= Exercise =
Please return exactly the run of lines that begins with the line containing "Rebuild this chart" and ends with the line containing "const fmt = v", pictures excluded.

====

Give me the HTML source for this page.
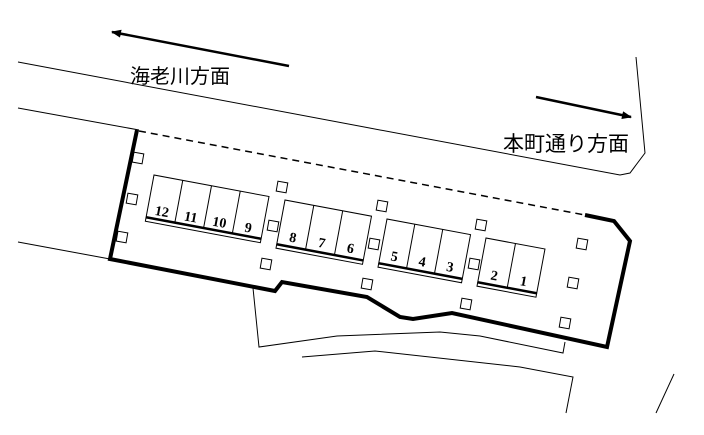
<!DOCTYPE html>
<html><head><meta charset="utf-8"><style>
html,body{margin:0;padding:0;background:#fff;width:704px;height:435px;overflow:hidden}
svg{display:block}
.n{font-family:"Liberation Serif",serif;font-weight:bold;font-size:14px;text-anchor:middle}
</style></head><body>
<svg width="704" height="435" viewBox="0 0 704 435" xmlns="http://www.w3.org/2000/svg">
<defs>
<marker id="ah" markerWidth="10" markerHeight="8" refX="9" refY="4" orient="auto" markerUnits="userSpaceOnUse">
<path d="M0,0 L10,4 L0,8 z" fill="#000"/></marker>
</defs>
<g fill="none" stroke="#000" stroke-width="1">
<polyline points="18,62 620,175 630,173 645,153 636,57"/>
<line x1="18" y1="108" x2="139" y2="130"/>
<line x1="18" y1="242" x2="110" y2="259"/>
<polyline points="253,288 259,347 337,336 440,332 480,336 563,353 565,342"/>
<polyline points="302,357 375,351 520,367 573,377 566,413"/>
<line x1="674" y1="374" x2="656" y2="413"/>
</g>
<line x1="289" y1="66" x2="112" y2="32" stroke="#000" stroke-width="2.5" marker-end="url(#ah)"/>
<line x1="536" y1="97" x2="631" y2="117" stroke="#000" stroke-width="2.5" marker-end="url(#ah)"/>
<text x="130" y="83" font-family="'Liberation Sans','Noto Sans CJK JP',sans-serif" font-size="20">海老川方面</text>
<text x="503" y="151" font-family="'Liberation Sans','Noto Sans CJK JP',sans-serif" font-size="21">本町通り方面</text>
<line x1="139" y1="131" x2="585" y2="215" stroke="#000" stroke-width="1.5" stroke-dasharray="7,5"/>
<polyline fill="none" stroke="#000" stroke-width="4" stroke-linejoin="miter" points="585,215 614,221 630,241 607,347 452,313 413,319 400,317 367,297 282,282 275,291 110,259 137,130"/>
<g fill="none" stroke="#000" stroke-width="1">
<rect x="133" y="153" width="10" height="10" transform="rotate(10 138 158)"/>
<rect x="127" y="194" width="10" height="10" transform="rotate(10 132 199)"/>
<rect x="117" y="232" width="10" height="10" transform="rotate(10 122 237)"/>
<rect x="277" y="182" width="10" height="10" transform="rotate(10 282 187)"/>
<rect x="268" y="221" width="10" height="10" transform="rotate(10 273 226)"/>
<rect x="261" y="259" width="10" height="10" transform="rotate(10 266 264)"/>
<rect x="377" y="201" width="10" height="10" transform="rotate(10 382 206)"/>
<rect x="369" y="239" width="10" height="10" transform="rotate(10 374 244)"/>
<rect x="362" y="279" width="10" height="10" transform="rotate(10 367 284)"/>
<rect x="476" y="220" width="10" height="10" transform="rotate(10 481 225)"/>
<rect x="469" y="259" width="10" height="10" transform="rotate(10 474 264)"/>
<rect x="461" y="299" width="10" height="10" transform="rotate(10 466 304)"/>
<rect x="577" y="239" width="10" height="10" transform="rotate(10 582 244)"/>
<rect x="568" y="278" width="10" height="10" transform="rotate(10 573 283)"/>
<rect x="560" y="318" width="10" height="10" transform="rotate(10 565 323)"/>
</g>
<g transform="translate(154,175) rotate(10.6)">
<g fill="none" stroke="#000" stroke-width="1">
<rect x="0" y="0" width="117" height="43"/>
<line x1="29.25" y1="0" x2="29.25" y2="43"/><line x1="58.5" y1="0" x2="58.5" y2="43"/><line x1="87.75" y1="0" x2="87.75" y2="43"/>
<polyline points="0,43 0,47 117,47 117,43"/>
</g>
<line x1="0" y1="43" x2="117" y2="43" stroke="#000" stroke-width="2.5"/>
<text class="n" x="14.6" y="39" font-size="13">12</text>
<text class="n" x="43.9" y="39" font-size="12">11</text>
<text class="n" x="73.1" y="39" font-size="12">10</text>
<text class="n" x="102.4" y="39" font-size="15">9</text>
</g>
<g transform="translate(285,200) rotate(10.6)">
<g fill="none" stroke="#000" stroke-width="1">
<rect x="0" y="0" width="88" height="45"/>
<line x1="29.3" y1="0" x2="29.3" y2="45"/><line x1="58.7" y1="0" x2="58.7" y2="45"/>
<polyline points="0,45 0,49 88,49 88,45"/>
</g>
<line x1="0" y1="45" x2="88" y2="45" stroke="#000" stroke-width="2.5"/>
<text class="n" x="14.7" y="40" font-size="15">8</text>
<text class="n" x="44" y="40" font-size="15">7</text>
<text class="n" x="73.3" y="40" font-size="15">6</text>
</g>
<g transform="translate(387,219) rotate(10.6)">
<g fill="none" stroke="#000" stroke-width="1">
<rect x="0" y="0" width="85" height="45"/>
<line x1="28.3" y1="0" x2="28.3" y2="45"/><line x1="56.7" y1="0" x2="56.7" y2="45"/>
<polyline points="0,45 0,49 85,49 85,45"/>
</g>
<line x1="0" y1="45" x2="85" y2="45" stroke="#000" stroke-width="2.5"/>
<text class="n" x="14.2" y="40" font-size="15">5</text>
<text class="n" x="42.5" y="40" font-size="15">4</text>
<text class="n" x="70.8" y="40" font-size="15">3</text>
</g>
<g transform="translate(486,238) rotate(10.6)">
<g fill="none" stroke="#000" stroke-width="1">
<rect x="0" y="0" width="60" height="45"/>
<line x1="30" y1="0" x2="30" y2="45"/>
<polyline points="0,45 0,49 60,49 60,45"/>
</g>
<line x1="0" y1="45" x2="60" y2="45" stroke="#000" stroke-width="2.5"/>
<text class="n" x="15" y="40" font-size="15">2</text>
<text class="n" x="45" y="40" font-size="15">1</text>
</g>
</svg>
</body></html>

====

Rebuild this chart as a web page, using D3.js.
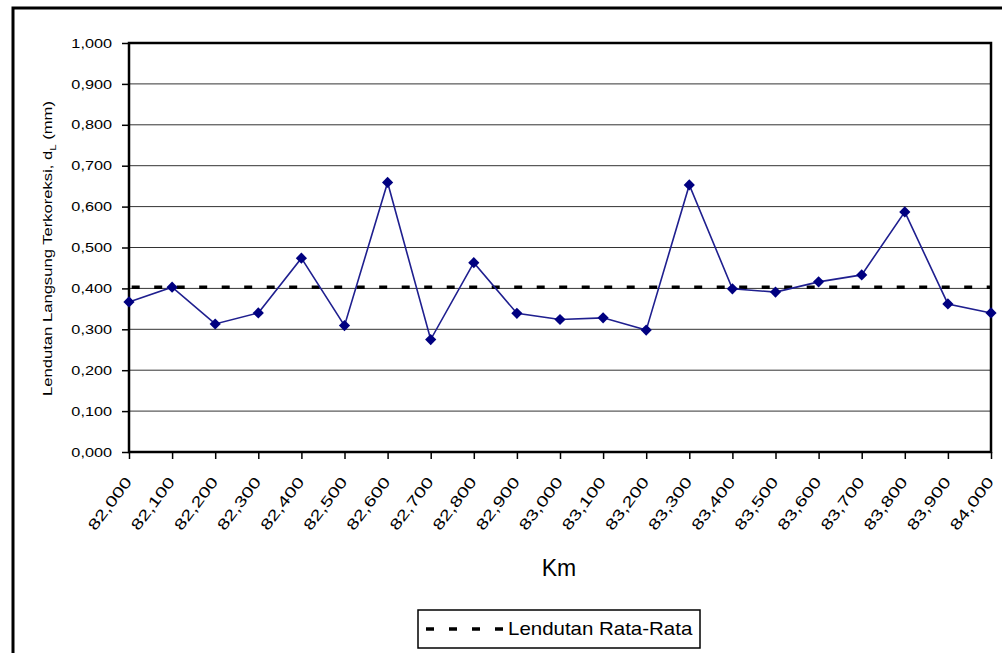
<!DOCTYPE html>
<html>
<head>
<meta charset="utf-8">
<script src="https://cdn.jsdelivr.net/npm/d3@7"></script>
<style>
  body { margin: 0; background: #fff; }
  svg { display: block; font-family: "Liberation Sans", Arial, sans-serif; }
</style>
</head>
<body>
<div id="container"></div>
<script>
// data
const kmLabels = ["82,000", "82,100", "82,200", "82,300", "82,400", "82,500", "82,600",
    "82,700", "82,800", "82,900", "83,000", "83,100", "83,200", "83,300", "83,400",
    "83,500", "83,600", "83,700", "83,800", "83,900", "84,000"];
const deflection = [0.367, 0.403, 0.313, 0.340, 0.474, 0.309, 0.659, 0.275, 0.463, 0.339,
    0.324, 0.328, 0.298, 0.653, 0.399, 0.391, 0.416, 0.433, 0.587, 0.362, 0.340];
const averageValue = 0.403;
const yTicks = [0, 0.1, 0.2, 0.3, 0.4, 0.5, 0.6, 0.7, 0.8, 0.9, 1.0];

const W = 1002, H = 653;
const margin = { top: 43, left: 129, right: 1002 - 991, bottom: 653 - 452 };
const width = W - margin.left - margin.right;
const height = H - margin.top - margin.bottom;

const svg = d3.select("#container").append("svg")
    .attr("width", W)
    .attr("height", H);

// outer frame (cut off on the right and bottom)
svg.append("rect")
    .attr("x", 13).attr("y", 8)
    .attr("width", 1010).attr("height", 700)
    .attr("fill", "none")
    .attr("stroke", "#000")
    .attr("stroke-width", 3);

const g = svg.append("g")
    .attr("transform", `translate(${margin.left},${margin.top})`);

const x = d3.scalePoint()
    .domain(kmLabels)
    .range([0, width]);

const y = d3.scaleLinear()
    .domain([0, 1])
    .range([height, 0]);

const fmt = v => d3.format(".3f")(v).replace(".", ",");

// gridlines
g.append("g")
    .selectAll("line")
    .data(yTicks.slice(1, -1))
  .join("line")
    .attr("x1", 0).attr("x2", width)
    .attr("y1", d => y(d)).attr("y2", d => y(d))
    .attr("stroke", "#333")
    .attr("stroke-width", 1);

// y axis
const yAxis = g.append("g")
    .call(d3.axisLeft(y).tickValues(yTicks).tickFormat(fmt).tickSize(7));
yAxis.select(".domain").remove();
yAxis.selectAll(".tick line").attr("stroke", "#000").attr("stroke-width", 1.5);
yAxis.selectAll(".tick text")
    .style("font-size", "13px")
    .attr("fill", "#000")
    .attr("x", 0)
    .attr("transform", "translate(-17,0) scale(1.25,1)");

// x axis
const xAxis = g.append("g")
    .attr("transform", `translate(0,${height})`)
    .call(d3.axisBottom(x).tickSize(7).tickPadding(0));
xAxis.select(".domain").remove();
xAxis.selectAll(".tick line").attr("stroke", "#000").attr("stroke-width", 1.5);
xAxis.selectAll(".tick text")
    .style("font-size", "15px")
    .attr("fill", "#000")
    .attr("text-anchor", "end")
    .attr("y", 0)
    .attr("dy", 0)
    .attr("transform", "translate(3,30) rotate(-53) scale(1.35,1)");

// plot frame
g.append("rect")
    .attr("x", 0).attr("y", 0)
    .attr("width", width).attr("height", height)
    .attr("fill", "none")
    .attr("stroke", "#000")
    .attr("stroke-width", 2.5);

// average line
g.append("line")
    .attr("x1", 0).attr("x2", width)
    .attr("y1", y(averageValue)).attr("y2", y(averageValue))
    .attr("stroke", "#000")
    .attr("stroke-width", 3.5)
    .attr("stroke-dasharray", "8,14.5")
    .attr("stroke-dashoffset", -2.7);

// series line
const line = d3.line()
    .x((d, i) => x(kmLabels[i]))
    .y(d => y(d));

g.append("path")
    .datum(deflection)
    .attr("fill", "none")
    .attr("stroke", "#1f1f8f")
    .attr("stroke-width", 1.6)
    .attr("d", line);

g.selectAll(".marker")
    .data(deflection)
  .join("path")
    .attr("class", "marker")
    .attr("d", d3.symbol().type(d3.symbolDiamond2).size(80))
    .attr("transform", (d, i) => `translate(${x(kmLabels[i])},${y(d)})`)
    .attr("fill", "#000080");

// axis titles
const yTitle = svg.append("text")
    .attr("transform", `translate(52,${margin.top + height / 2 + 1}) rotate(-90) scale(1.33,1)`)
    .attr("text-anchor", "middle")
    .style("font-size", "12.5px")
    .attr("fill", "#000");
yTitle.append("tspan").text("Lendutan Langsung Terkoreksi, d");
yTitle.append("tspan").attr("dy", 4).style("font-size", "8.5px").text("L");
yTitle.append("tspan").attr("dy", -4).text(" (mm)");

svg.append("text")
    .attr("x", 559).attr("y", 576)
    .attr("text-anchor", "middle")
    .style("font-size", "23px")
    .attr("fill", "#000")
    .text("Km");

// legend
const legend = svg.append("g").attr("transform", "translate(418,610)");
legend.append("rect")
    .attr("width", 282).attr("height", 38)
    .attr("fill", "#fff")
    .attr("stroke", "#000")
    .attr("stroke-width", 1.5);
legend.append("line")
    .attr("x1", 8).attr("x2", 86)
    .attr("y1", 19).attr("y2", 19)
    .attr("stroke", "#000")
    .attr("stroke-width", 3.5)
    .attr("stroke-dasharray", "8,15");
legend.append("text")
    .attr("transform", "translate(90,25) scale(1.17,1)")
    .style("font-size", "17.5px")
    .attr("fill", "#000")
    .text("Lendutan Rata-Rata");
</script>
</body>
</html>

====

= Problem solution =
Rebuild this chart as a web page, using D3.js.
<!DOCTYPE html>
<html>
<head>
<meta charset="utf-8">
<script src="https://cdn.jsdelivr.net/npm/d3@7"></script>
<style>
  body { margin: 0; background: #fff; }
  svg { display: block; font-family: "Liberation Sans", Arial, sans-serif; }
</style>
</head>
<body>
<div id="container"></div>
<script>
// data
const kmLabels = ["82,000", "82,100", "82,200", "82,300", "82,400", "82,500", "82,600",
    "82,700", "82,800", "82,900", "83,000", "83,100", "83,200", "83,300", "83,400",
    "83,500", "83,600", "83,700", "83,800", "83,900", "84,000"];
const deflection = [0.367, 0.403, 0.313, 0.340, 0.474, 0.309, 0.659, 0.275, 0.463, 0.339,
    0.324, 0.328, 0.298, 0.653, 0.399, 0.391, 0.416, 0.433, 0.587, 0.362, 0.340];
const averageValue = 0.403;
const yTicks = [0, 0.1, 0.2, 0.3, 0.4, 0.5, 0.6, 0.7, 0.8, 0.9, 1.0];

const W = 1002, H = 653;
const margin = { top: 43, left: 129, right: 1002 - 991, bottom: 653 - 452 };
const width = W - margin.left - margin.right;
const height = H - margin.top - margin.bottom;

const svg = d3.select("#container").append("svg")
    .attr("width", W)
    .attr("height", H);

// outer frame (cut off on the right and bottom)
svg.append("rect")
    .attr("x", 13).attr("y", 8)
    .attr("width", 1010).attr("height", 700)
    .attr("fill", "none")
    .attr("stroke", "#000")
    .attr("stroke-width", 3);

const g = svg.append("g")
    .attr("transform", `translate(${margin.left},${margin.top})`);

const x = d3.scalePoint()
    .domain(kmLabels)
    .range([0, width]);

const y = d3.scaleLinear()
    .domain([0, 1])
    .range([height, 0]);

const fmt = v => d3.format(".3f")(v).replace(".", ",");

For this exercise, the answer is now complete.